Article 11: Intellectual Property

11.1 E-Trailer and or its licensors reserve all rights, title and interest in and to the intellectual property rights vested in Products. No rights are granted to Client hereunder, other than as expressly set forth herein.

11.2 All changes, modifications or improvements made or developed with regard to the Products, whether or not made or developed at Client’s request, will be and remain the property of E-Trailer.

11.3 E-Trailer will exclusively own any and all rights, title, and interest (including intellectual property rights) in and to any materials, documentation, software, websites or information developed for or made available to Client under or in relation to the Agreement.

11.4 If the Goods contain embedded software, E-Trailer hereby grants a limited, perpetual, non-exclusive, royalty free license to use the embedded software for the intended use of the Goods only.

11.5 Client shall not modify, adapt, alter, translate, or create derivative works from the Services or software in the Goods, merge the Services or software in the Goods with any other software or distribute, sublicense, lease, rent, loan, or otherwise transfer the Services or software in the Goods to any third party.

11.6 Client shall not reverse-engineer, decompile, disassemble, or otherwise attempt to derive the source code for the Services or software in the Goods, except if and to the extent that the laws applicable in the jurisdiction of Client, regardless of a contractual prohibition to the contrary, give Client the right to do so in order to obtain information necessary to render the software interoperable with other software. In such case, however, Client must first request such information from E-Trailer and E-Trailer may, in its discretion, either provide such information to Client or allow Client access to the source code for the sole purpose of obtaining such information, subject to reasonable conditions, including a reasonable fee, on such use of the source code to ensure that E-Trailer’s and its suppliers’ proprietary rights therein are protected.

 

Article 12: Personal Data

12.1 E-Trailer processes Client’s personal data in accordance with [the Privacy Policy of E-Trailer, which can be consulted on E-Trailer’s website at: www.e-trailer.nl/terms-of-delivery/

 

Article 13: Miscellaneous

13.1 The Agreement constitutes the entire agreement between the Parties and supersedes any previous arrangement, understanding or agreement between them relating to the subject matter hereof.

13.2 Neither Party may assign, transfer or dispose of any of its rights under the Agreement, either in whole or in part, without the prior written consent of the other Party.

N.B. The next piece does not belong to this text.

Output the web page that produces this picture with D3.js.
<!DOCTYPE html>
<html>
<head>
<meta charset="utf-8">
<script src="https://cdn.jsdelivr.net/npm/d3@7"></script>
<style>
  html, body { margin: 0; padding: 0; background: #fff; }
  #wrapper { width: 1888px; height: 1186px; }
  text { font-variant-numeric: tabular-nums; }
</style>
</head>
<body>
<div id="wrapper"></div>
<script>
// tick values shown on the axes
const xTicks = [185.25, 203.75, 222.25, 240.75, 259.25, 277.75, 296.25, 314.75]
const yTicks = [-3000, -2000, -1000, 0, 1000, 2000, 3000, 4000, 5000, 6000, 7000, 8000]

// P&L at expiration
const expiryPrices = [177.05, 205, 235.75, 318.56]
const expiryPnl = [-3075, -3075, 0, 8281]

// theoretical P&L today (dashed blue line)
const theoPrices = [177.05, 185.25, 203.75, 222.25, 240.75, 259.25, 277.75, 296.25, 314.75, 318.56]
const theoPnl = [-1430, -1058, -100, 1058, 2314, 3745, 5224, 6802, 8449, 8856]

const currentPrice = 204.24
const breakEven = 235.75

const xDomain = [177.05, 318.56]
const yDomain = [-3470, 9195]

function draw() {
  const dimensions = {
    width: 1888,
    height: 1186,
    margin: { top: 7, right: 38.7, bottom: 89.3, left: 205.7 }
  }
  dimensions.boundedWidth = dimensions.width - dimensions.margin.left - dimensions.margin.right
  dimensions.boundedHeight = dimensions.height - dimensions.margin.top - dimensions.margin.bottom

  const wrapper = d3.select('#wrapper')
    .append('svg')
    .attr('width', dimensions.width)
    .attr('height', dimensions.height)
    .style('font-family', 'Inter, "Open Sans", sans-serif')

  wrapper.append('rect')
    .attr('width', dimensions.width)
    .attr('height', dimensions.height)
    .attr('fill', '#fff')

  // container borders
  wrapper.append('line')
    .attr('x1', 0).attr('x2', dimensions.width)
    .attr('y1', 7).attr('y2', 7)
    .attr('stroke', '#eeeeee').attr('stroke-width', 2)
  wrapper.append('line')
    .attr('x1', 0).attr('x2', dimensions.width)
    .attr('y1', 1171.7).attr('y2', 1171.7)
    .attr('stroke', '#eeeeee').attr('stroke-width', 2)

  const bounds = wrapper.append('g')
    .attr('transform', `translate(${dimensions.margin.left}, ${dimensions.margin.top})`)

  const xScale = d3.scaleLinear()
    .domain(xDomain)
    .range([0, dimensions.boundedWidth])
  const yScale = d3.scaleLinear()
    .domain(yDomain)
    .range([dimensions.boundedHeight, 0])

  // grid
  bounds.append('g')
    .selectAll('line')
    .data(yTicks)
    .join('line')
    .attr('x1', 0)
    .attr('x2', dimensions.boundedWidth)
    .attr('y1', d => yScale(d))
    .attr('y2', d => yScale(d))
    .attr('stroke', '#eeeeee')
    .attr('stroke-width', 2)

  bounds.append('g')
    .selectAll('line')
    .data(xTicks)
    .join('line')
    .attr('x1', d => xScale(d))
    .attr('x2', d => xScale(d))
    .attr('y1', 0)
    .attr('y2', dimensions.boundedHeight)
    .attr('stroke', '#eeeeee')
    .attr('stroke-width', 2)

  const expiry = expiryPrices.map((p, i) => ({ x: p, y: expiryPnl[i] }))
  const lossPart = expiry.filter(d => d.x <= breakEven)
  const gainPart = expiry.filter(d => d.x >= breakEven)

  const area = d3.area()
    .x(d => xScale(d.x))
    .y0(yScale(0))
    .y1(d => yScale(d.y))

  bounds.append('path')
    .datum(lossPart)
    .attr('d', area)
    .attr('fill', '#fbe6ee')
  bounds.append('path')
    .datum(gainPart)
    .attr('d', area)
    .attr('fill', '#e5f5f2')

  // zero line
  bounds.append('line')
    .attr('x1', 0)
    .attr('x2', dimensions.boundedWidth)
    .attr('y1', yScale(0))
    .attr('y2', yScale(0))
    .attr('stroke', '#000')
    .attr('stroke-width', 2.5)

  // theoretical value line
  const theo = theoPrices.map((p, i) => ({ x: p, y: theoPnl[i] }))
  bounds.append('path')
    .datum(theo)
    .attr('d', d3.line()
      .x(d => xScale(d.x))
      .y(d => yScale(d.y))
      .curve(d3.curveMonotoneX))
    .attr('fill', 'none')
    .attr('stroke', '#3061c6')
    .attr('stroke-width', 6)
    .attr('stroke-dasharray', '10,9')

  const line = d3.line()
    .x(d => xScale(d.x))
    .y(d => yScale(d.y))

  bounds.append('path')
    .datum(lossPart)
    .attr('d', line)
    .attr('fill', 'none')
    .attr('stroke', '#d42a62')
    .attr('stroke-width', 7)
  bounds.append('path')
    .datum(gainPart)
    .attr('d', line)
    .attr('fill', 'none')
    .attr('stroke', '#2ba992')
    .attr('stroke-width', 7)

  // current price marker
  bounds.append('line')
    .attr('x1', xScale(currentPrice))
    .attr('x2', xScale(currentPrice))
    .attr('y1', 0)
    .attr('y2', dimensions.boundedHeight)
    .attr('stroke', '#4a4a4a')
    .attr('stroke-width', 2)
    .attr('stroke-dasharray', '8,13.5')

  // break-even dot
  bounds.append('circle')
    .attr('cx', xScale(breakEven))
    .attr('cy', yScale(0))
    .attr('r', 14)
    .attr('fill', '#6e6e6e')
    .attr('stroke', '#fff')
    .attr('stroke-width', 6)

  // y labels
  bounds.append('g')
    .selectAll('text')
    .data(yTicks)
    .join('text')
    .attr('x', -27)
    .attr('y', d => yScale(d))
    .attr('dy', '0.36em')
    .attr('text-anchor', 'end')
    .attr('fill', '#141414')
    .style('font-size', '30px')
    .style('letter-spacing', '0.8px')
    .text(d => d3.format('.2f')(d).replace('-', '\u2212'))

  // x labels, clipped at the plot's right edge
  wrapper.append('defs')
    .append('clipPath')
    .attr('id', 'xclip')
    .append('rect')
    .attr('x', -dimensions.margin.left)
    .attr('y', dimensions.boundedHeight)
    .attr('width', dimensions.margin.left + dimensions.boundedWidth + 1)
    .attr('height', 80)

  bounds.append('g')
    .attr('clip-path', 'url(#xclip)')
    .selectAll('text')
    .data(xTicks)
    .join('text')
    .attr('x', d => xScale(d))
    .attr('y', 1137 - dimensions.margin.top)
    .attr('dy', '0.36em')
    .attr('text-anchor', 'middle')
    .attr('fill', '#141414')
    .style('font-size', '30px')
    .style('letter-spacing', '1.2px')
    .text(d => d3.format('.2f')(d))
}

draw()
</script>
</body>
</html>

However, E-Trailer may assign the Agreement in its entirety to a successor in interest upon its merger, consolidation, acquisition, or sale or other transfer of all or substantially all of its business or assets without the prior written consent of Client.

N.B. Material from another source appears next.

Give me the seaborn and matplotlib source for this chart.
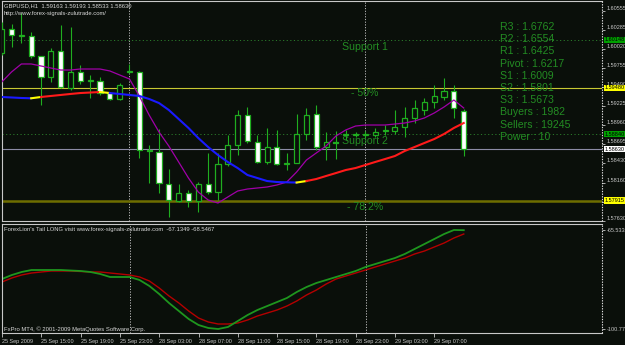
import numpy as np
import pandas as pd
import matplotlib
matplotlib.use("Agg")
import matplotlib.pyplot as plt
import matplotlib.transforms as mtrans
import seaborn as sns

# ---------------- data (GBPUSD H1) ----------------
bar_times = (list(pd.date_range("2009-09-25 11:00", "2009-09-25 23:00", freq="h")) +
             list(pd.date_range("2009-09-28 00:00", "2009-09-28 23:00", freq="h")) +
             list(pd.date_range("2009-09-29 00:00", "2009-09-29 10:00", freq="h")))

opens = [1.59967, 1.60301, 1.60203, 1.60203, 1.59925, 1.59633, 1.59995, 1.59480, 1.59703, 1.59577,
         1.59577, 1.59410, 1.59327, 1.59703, 1.59703, 1.58617, 1.58590, 1.58144, 1.57908, 1.58019,
         1.57908, 1.58144, 1.58033, 1.58423, 1.58687, 1.59104, 1.58729, 1.58451, 1.58659, 1.58423,
         1.58437, 1.58840, 1.59118, 1.58659, 1.58729, 1.58826, 1.58826, 1.58826, 1.58826, 1.58882,
         1.58882, 1.58937, 1.59063, 1.59174, 1.59285, 1.59355, 1.59438, 1.59163]
highs = [1.60398, 1.60370, 1.60523, 1.60259, 1.59925, 1.60037, 1.60357, 1.60329, 1.59800, 1.59661,
         1.59633, 1.59424, 1.59550, 1.59814, 1.59717, 1.58687, 1.58910, 1.58353, 1.58144, 1.58061,
         1.58172, 1.58576, 1.58576, 1.58826, 1.59174, 1.59216, 1.58826, 1.58924, 1.58896, 1.58576,
         1.59118, 1.59202, 1.59243, 1.58868, 1.58882, 1.58896, 1.58868, 1.58882, 1.58924, 1.58965,
         1.59174, 1.59216, 1.59313, 1.59341, 1.59522, 1.59619, 1.59522, 1.59193]
lows = [1.59939, 1.60050, 1.60106, 1.59897, 1.59243, 1.59563, 1.59480, 1.59452, 1.59536, 1.59341,
        1.59383, 1.59313, 1.59313, 1.59689, 1.58506, 1.58158, 1.58019, 1.57685, 1.57894, 1.57824,
        1.57755, 1.58005, 1.57922, 1.58395, 1.58548, 1.58715, 1.58437, 1.58423, 1.58409, 1.58339,
        1.58437, 1.58757, 1.58617, 1.58478, 1.58492, 1.58757, 1.58798, 1.58784, 1.58798, 1.58826,
        1.58840, 1.58798, 1.58993, 1.59104, 1.59202, 1.59313, 1.59063, 1.58533]
closes = [1.60301, 1.60217, 1.60217, 1.59925, 1.59633, 1.59995, 1.59494, 1.59703, 1.59577, 1.59591,
          1.59410, 1.59327, 1.59522, 1.59717, 1.58617, 1.58604, 1.58158, 1.57922, 1.58019, 1.57908,
          1.58144, 1.58033, 1.58423, 1.58687, 1.59104, 1.58743, 1.58451, 1.58659, 1.58423, 1.58437,
          1.58840, 1.59104, 1.58659, 1.58729, 1.58715, 1.58840, 1.58830, 1.58840, 1.58868, 1.58886,
          1.58937, 1.59063, 1.59202, 1.59285, 1.59369, 1.59438, 1.59202, 1.58630]

ma_slow = [1.59355, 1.59348, 1.59341, 1.59337, 1.59355, 1.59369, 1.59383, 1.59397, 1.59410, 1.59417,
           1.59424, 1.59410, 1.59397, 1.59383, 1.59369, 1.59327, 1.59271, 1.59174, 1.59049, 1.58924,
           1.58784, 1.58659, 1.58548, 1.58451, 1.58367, 1.58270, 1.58228, 1.58186, 1.58172, 1.58168,
           1.58165, 1.58186, 1.58214, 1.58256, 1.58297, 1.58339, 1.58367, 1.58409, 1.58451, 1.58492,
           1.58534, 1.58604, 1.58659, 1.58715, 1.58770, 1.58840, 1.58924, 1.58993]
ma_fast = [1.59563, 1.59703, 1.59814, 1.59814, 1.59786, 1.59758, 1.59730, 1.59730, 1.59744, 1.59744,
           1.59744, 1.59717, 1.59661, 1.59605, 1.59369, 1.59104, 1.58868, 1.58673, 1.58451, 1.58228,
           1.58033, 1.57922, 1.57880, 1.57964, 1.58047, 1.58075, 1.58089, 1.58103, 1.58131, 1.58172,
           1.58311, 1.58478, 1.58576, 1.58673, 1.58812, 1.58896, 1.58951, 1.58965, 1.58965, 1.58965,
           1.58979, 1.58993, 1.59021, 1.59063, 1.59132, 1.59216, 1.59313, 1.59202]

tail_green = [-82.97, -81.55, -80.48, -79.77, -79.77, -79.77, -79.77, -79.95, -80.12, -80.48,
              -81.19, -82.26, -82.26, -82.26, -83.33, -85.46, -88.31, -91.51, -94.36, -97.21,
              -99.34, -100.41, -100.77, -100.05, -97.92, -95.78, -94.00, -92.58, -91.16, -89.73,
              -87.60, -85.82, -84.39, -83.33, -82.26, -81.19, -80.12, -78.70, -77.63, -76.57,
              -75.50, -74.07, -72.29, -70.52, -68.74, -66.96, -65.53, -65.60]
tail_red = [-84.04, -82.61, -81.55, -80.84, -80.48, -80.12, -80.12, -80.12, -80.30, -80.48,
            -80.48, -80.84, -81.19, -81.55, -82.26, -83.68, -86.17, -89.02, -91.51, -94.36,
            -96.85, -98.27, -98.99, -98.99, -98.63, -97.56, -96.14, -95.07, -94.00, -92.58,
            -90.80, -88.66, -86.89, -84.75, -82.97, -81.90, -80.84, -79.77, -78.70, -77.63,
            -76.57, -75.50, -74.07, -73.01, -71.58, -70.16, -68.38, -66.96]

fib_50 = 1.59480
fib_782 = 1.57915
support_1 = 1.60148
support_2 = 1.58840
bid = 1.58630

price_ticks = [1.60555, 1.60285, 1.60020, 1.59755, 1.59490, 1.59225, 1.58960, 1.58695,
               1.58430, 1.58160, 1.57895, 1.57630]
tail_ticks = [-65.533, -100.773]
x_tick_bars = [0, 4, 8, 12, 16, 20, 24, 28, 32, 36, 40, 44]
x_tick_labels = ["25 Sep 2009", "25 Sep 15:00", "25 Sep 19:00", "25 Sep 23:00", "28 Sep 03:00",
                 "28 Sep 07:00", "28 Sep 11:00", "28 Sep 15:00", "28 Sep 19:00", "28 Sep 23:00",
                 "29 Sep 03:00", "29 Sep 07:00"]
day_separators = [13, 37]

pivot_lines = ["R3 : 1.6762", "R2 : 1.6554", "R1 : 1.6425", "Pivot : 1.6217", "S1 : 1.6009",
               "S2 : 1.5801", "S3 : 1.5673", "Buyers : 1982", "Sellers : 19245", "Power : 10"]

header = "GBPUSD,H1  1.59163 1.59193 1.58533 1.58630"
url = "http://www.forex-signals-zulutrade.com/"
ind_title = "ForexLion's Tail LONG visit www.forex-signals-zulutrade.com  -67.1349 -68.5467"
copyright_txt = "FxPro MT4, \u00a9 2001-2009 MetaQuotes Software Corp."

# ---------------- style ----------------
BG = "#0a0f0a"
GRN = "#1fae1f"
TXTG = "#238c23"
GREY = "#c8c8c8"
FONT = ["Liberation Sans", "DejaVu Sans"]
plt.rcParams["font.family"] = FONT

W, H = 625, 345
def frame(x0, y0, x1, y1):
    return [x0 / W, 1 - y1 / H, (x1 - x0) / W, (y1 - y0) / H]

fig = plt.figure(figsize=(6.25, 3.45), dpi=100, facecolor=BG)
ax1 = fig.add_axes(frame(2, 1, 602, 221))
ax2 = fig.add_axes(frame(2, 224, 602, 333))

PX_PER_BAR = 9.83
x0_bar = (2 - 1.7) / PX_PER_BAR
x1_bar = (602 - 1.7) / PX_PER_BAR

for ax in (ax1, ax2):
    ax.set_facecolor(BG)
    ax.set_xlim(x0_bar, x1_bar)
    for s in ("left", "top", "bottom"):
        ax.spines[s].set_color(GREY)
        ax.spines[s].set_linewidth(0.8)
    ax.spines["right"].set_visible(False)
    ax.axvline(x1_bar, color="#e0e0e0", lw=0.8, ls=(0, (1.2, 1.2)), clip_on=False, zorder=6)
    for d in day_separators:
        ax.axvline(d, color="#bdbdbd", lw=0.7, ls=(0, (1.2, 1.6)), zorder=1)

ax1.set_ylim(1.57630, 1.60690)
ax2.set_ylim(-102.19, -63.40)

idx = np.arange(len(opens))
o = np.array(opens); h = np.array(highs); l = np.array(lows); c = np.array(closes)

# horizontal levels
ax1.axhline(fib_50, color="#c8c832", lw=0.8, zorder=2)
ax1.axhline(fib_782, color="#6e6e00", lw=1.8, zorder=2)
ax1.axhline(support_1, color="#2a7a2a", lw=0.7, ls=(0, (1.2, 2.5)), zorder=2)
ax1.axhline(support_2, color="#2a7a2a", lw=0.7, ls=(0, (1.2, 2.5)), zorder=2)
ax1.axhline(bid, color="#8c8ca6", lw=0.8, zorder=2)

# candles
ax1.vlines(idx, l, h, color=GRN, lw=0.8, zorder=3)
bull = c >= o
body_lo = np.minimum(o, c)
body_h = np.maximum(np.abs(c - o), 0.00008)
ax1.bar(idx, body_h, bottom=body_lo, width=0.52,
        color=np.where(bull, BG, "white"), edgecolor=GRN, linewidth=0.9, zorder=4)

# fast MA (magenta)
sns.lineplot(x=idx, y=ma_fast, ax=ax1, color="#a000a8", lw=0.9, zorder=5, legend=False)

# slow MA coloured by slope
ms = np.array(ma_slow)
d = np.diff(ms)
seg_cols = []
for k in range(len(d)):
    col = "#ff1a1a" if d[k] > 0 else "#1a1aff"
    if k > 0 and np.sign(d[k]) != np.sign(d[k - 1]):
        col = "#ffff00"
    seg_cols.append(col)
start = 0
for k in range(1, len(seg_cols) + 1):
    if k == len(seg_cols) or seg_cols[k] != seg_cols[start]:
        xs = idx[start:k + 1]
        sns.lineplot(x=xs, y=ms[start:k + 1], ax=ax1, color=seg_cols[start], lw=1.5,
                     zorder=5, legend=False)
        start = k

# indicator window
sns.lineplot(x=idx, y=tail_red, ax=ax2, color="#b40000", lw=1.0, legend=False)
sns.lineplot(x=idx, y=tail_green, ax=ax2, color="#1e961e", lw=1.3, legend=False)

# right price axis
ax1.yaxis.tick_right()
ax1.set_yticks(price_ticks)
ax1.set_yticklabels([f"{v:.5f}" for v in price_ticks], va="bottom")
ax1.tick_params(axis="y", direction="out", length=2.5, width=0.6, colors=GREY, labelsize=4, pad=1)
ax2.yaxis.tick_right()
ax2.set_yticks(tail_ticks)
ax2.set_yticklabels(["-65.533", "-100.773"])
ax2.tick_params(axis="y", direction="out", length=2.5, width=0.6, colors=GREY, labelsize=4, pad=1)

ax1.set_xticks([])
ax2.set_xticks(x_tick_bars)
ax2.set_xticklabels(x_tick_labels, ha="left")
ax2.tick_params(axis="x", direction="out", length=3, width=0.6, colors=GREY, labelsize=4, pad=1)
ax1.set_xlabel(""); ax1.set_ylabel(""); ax2.set_xlabel(""); ax2.set_ylabel("")

# highlighted price labels
tr = mtrans.blended_transform_factory(ax1.transAxes, ax1.transData)
def tag(val, fc, tc="black"):
    ax1.text(1.004, val, f"{val:.5f}", transform=tr, fontsize=4, color=tc, va="center", ha="left",
             clip_on=False, zorder=10,
             bbox=dict(boxstyle="square,pad=0.15", fc=fc, ec="none"))
tag(support_1, "#00a000")
tag(fib_50, "#ffff00")
tag(support_2, "#00a000")
tag(bid, "white")
tag(fib_782, "#ffff00")

# texts
def axpos(px, py, y0=1, y1=221):
    return ((px - 2) / 600, (y1 - py) / (y1 - y0))
for i, t in enumerate(pivot_lines):
    py = 27 + i * 12.2
    xa, ya = axpos(500, py)
    ax1.text(xa, ya, t, transform=ax1.transAxes, fontsize=7.6, color=TXTG, va="center", ha="left", zorder=8)
for t, px, py in [("Support 1", 342, 47), ("- 50%", 351, 93.5), ("Support 2", 342, 141), ("- 78.2%", 347, 207.5)]:
    xa, ya = axpos(px, py)
    ax1.text(xa, ya, t, transform=ax1.transAxes, fontsize=7.6, color=TXTG, va="center", ha="left", zorder=8)
xa, ya = axpos(4, 5.5)
ax1.text(xa, ya, header, transform=ax1.transAxes, fontsize=4.2, color="#d8d8d8", va="center", ha="left", zorder=9)
xa, ya = axpos(4, 13)
ax1.text(xa, ya, url, transform=ax1.transAxes, fontsize=4.2, color="#d8d8d8", va="center", ha="left", zorder=9)
ax2.text(2 / 600, (333 - 230) / 109, ind_title, transform=ax2.transAxes, fontsize=4.2, color="#d8d8d8",
         va="center", ha="left", zorder=9)
ax2.text(2 / 600, (333 - 329) / 109, copyright_txt, transform=ax2.transAxes, fontsize=4.2, color="#d8d8d8",
         va="center", ha="left", zorder=9)

fig.savefig("out.png", dpi=100, facecolor=BG)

13.3 The invalidity or unenforceability of any provision of the Agreement shall not affect the validity or enforceability of the remainder of the Agreement and the Parties shall use all reasonable endeavours to agree within a reasonable time upon any lawful and reasonable variations to the Agreement which may be necessary in order to achieve, to the greatest extent possible, the same effect as would have been achieved by the invalid or unenforceable provision.

13.4 No amendment to the Agreement is valid or binding, unless made in writing.

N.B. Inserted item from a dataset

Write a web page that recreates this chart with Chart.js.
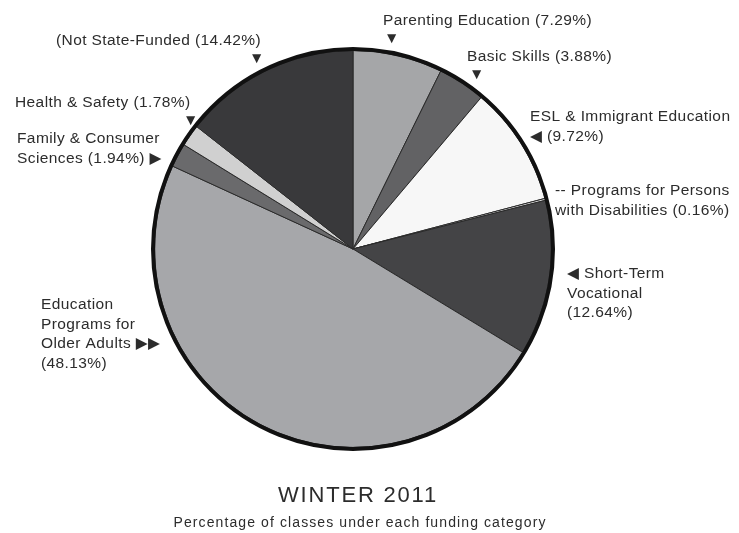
<!DOCTYPE html>
<html>
<head>
<meta charset="utf-8">
<script src="https://cdn.jsdelivr.net/npm/chart.js@4.4.0/dist/chart.umd.min.js"></script>
<style>
    html, body { margin: 0; padding: 0; background: #fff; }
    #wrap { width: 739px; height: 533px; position: relative; }
</style>
</head>
<body>
<div id="wrap"><canvas id="meuGrafico" width="739" height="533"></canvas></div>
<script>
// dados do gráfico (sentido horário a partir das 12h)
const categorias = [
    "Parenting Education",
    "Basic Skills",
    "ESL & Immigrant Education",
    "Programs for Persons with Disabilities",
    "Short-Term Vocational",
    "Education Programs for Older Adults",
    "Family & Consumer Sciences",
    "Health & Safety",
    "Not State-Funded",
];
const percentuais = [7.29, 3.88, 9.72, 0.16, 12.64, 48.13, 1.94, 1.78, 14.42];
const cores = ["#a5a6a8", "#626264", "#f7f7f7", "#e0e0e0", "#444446", "#a6a7aa", "#6a6a6c", "#d0d0d0", "#39393b"];

const titulo = "WINTER 2011";
const subtitulo = "Percentage of classes under each funding category";

// textos dos rótulos (linhas), posicionados a mão
const rotulos = [
    { linhas: ["Parenting Education (7.29%)", "▼"], x: 383, y: 21, dx: [0, 1] },
    { linhas: ["Basic Skills (3.88%)", "▼"], x: 467, y: 57, dx: [0, 2] },
    { linhas: ["ESL & Immigrant Education", "◀ (9.72%)"], x: 530, y: 117 },
    { linhas: ["-- Programs for Persons", "with Disabilities (0.16%)"], x: 555, y: 191 },
    { linhas: ["◀ Short-Term", "Vocational", "(12.64%)"], x: 567, y: 274 },
    { linhas: ["Education", "Programs for", "Older Adults ▶▶", "(48.13%)"], x: 41, y: 305 },
    { linhas: ["Family & Consumer", "Sciences (1.94%) ▶"], x: 17, y: 139 },
    { linhas: ["Health & Safety (1.78%)", "▼"], x: 15, y: 103, dx: [0, 168] },
    { linhas: ["(Not State-Funded (14.42%)", "▼"], x: 56, y: 41, dx: [0, 193] },
];

const FONTE = '"Liberation Sans", Arial, "DejaVu Sans", sans-serif';

// plugin: borda externa grossa + rótulos + títulos
const pluginDesenho = {
    id: "desenho",
    afterDatasetsDraw(chart) {
        const ctx = chart.ctx;
        const arco = chart.getDatasetMeta(0).data[0];
        ctx.save();
        ctx.beginPath();
        ctx.arc(arco.x, arco.y, arco.outerRadius + 1.5, 0, Math.PI * 2);
        ctx.lineWidth = 4;
        ctx.strokeStyle = "#111";
        ctx.stroke();
        ctx.restore();
    },
    afterDraw(chart) {
        const ctx = chart.ctx;
        ctx.save();
        ctx.fillStyle = "#2c2c2c";
        ctx.textBaseline = "middle";
        ctx.textAlign = "left";
        ctx.font = "15.5px " + FONTE;
        ctx.letterSpacing = "0.4px";
        rotulos.forEach((r) => {
            r.linhas.forEach((linha, i) => {
                const dx = r.dx ? r.dx[i] : 0;
                ctx.fillText(linha, r.x + dx, r.y + i * (r.dx ? 18 : 19.5));
            });
        });
        ctx.textAlign = "center";
        ctx.font = "22px " + FONTE;
        ctx.letterSpacing = "1.8px";
        ctx.fillText(titulo, 358, 496);
        ctx.font = "14px " + FONTE;
        ctx.letterSpacing = "1.1px";
        ctx.fillText(subtitulo, 360, 523);
        ctx.restore();
    },
};

const ctx = document.getElementById("meuGrafico").getContext("2d");
new Chart(ctx, {
    type: "pie",
    data: {
        labels: categorias,
        datasets: [
            {
                data: percentuais,
                backgroundColor: cores,
                borderColor: "#2a2a2a",
                borderWidth: 1,
                hoverOffset: 0,
            },
        ],
    },
    options: {
        responsive: false,
        animation: false,
        events: [],
        layout: {
            padding: { top: 50, bottom: 85, left: 154, right: 187 },
        },
        plugins: {
            legend: { display: false },
            tooltip: { enabled: false },
        },
    },
    plugins: [pluginDesenho],
});
</script>
</body>
</html>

13.5 A person who is not a party to the Agreement shall not have any rights under or in connection with it.

13.6 Client shall not be an agent or a distributor of E-Trailer, unless it is appointed pursuant to a separate agreement.

 

Article 14: Applicable Law

14.1 The Agreement, and any dispute or claim arising out of or in connection with it or its subject matter or formation (including non-contractual disputes or claims), shall be governed by, and construed in accordance with, Dutch law.

14.2 All disputes arising from the Agreement between Client and E-Trailer shall be submitted for adjudication to the court that is competent in Client’s place of residence, provided that Client has his place of residence or domicile in the Netherlands. In other cases, all disputes arising from the Agreement shall be submitted for trial to the competent court in The Hague, the Netherlands.